Exercise task
Will you repeat only the lines from the one with "Write the matplotlib code for this chart." through the one with "edges = np.linspace(bin_lo, bin_hi, len(counts)", both included, leaving every picture out?

Materials provided
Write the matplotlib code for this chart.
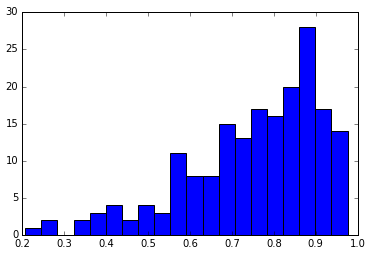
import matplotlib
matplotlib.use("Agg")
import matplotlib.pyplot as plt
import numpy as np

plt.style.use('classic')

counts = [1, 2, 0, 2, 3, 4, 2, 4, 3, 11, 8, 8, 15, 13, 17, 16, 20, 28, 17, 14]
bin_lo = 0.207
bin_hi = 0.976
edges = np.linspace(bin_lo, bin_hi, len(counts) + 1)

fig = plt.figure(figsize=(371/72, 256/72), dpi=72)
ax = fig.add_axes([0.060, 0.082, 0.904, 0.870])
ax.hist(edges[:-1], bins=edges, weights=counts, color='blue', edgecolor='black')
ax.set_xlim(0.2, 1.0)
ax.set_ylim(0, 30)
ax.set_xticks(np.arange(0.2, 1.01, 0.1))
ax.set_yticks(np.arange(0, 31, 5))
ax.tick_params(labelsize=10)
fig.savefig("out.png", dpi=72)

==

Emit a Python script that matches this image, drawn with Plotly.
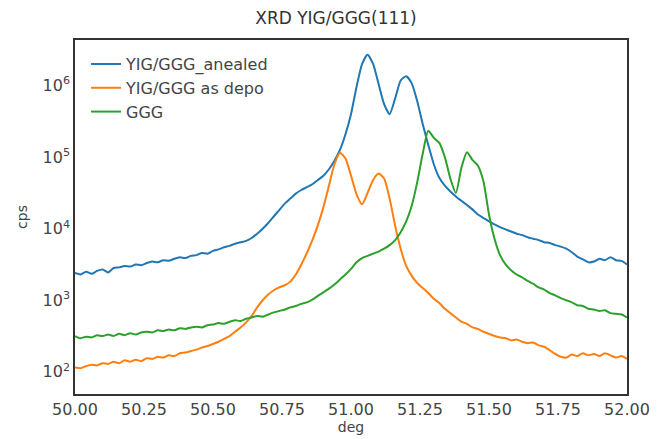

The completed task
Write the matplotlib code for this chart.
import matplotlib
matplotlib.use("Agg")
import matplotlib.pyplot as plt
import numpy as np

plt.style.use('classic')

counts = [1, 2, 0, 2, 3, 4, 2, 4, 3, 11, 8, 8, 15, 13, 17, 16, 20, 28, 17, 14]
bin_lo = 0.207
bin_hi = 0.976
edges = np.linspace(bin_lo, bin_hi, len(counts) + 1)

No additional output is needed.